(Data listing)
----

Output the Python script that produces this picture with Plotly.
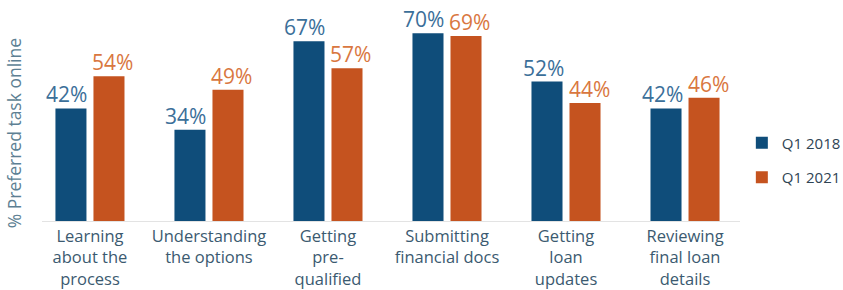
import plotly.graph_objects as go

categories = ["Learning<br>about the<br>process", "Understanding<br>the options",
              "Getting<br>pre-<br>qualified", "Submitting<br>financial docs",
              "Getting<br>loan<br>updates", "Reviewing<br>final loan<br>details"]
q1_2018 = [42, 34, 67, 70, 52, 42]
q1_2021 = [54, 49, 57, 69, 44, 46]
series_names = ["Q1 2018", "Q1 2021"]

FONT = "Open Sans"
BAR_COLORS = ["#0f4d7a", "#c5531f"]
LABEL_COLORS = ["#3b6f99", "#d9773f"]
LABEL_SHIFT = [-23, 23]

fig = go.Figure()
for k, (name, vals) in enumerate([(series_names[0], q1_2018), (series_names[1], q1_2021)]):
    fig.add_trace(go.Bar(
        x=categories, y=vals, name=name, legendgroup=name,
        marker=dict(color=BAR_COLORS[k], line=dict(width=0)),
        hoverinfo="skip",
    ))
    for c, v in zip(categories, vals):
        fig.add_annotation(x=c, y=v, xref="x", yref="y", text=f"{v}%",
                           showarrow=False, xanchor="center", yanchor="bottom",
                           xshift=LABEL_SHIFT[k], yshift=-2,
                           font=dict(family=FONT, size=21, color=LABEL_COLORS[k]))

fig.update_layout(
    width=843, height=290,
    margin=dict(l=42, r=103, t=10, b=69),
    plot_bgcolor="white", paper_bgcolor="white",
    barmode="group", bargap=0.361, bargroupgap=0.184,
    font=dict(family=FONT),
    showlegend=True,
    legend=dict(xref="container", yref="container", x=0.880, xanchor="left",
                y=0.448, yanchor="middle", itemsizing="constant",
                font=dict(family=FONT, size=15, color="#2f4454"),
                tracegroupgap=12, bgcolor="rgba(0,0,0,0)"),
    xaxis=dict(range=[-0.403, 5.462], showline=True, linecolor="#e3e3e3", linewidth=1,
               ticks="", showgrid=False, tickangle=0, automargin=False,
               tickfont=dict(family=FONT, size=16.5, color="#3b5a70")),
    yaxis=dict(range=[0, 78.7], showticklabels=False, showgrid=False, zeroline=False,
               showline=False, ticks="", automargin=False),
)
fig.add_annotation(text="% Preferred task online", textangle=-90,
                   xref="paper", yref="paper", x=-0.039, y=0.415,
                   xanchor="center", yanchor="middle", showarrow=False,
                   font=dict(family=FONT, size=17.5, color="#5d7f93"))

fig.write_html("out.html", config={"displayModeBar": False},
               post_script="document.body.style.margin='0';")
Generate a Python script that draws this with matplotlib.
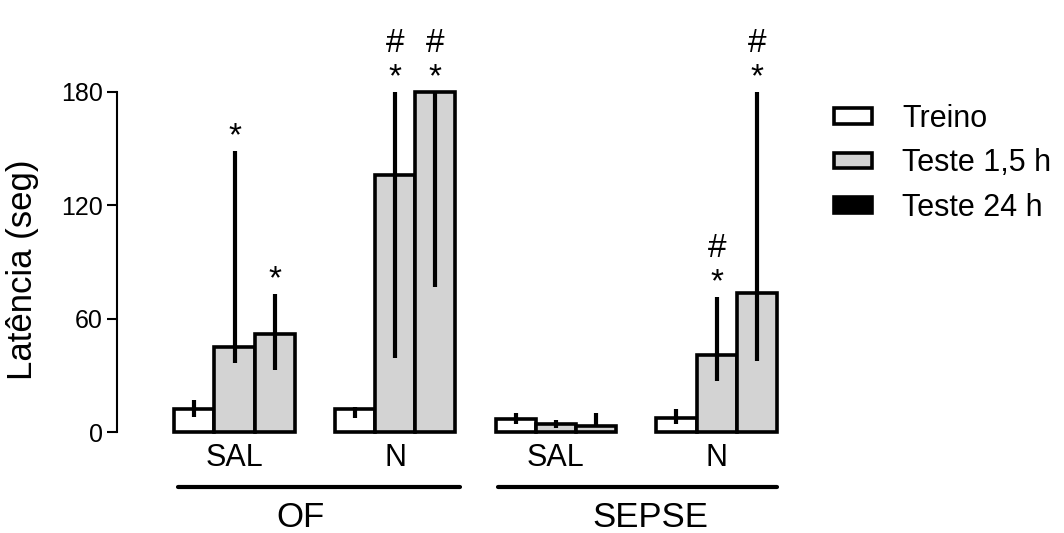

----

**Prompt**.
Locate all lines that include the word "with" and copy them out.

**Written answer**.
Output the Python script that produces this picture with Plotly.
Generate a Python script that draws this with matplotlib.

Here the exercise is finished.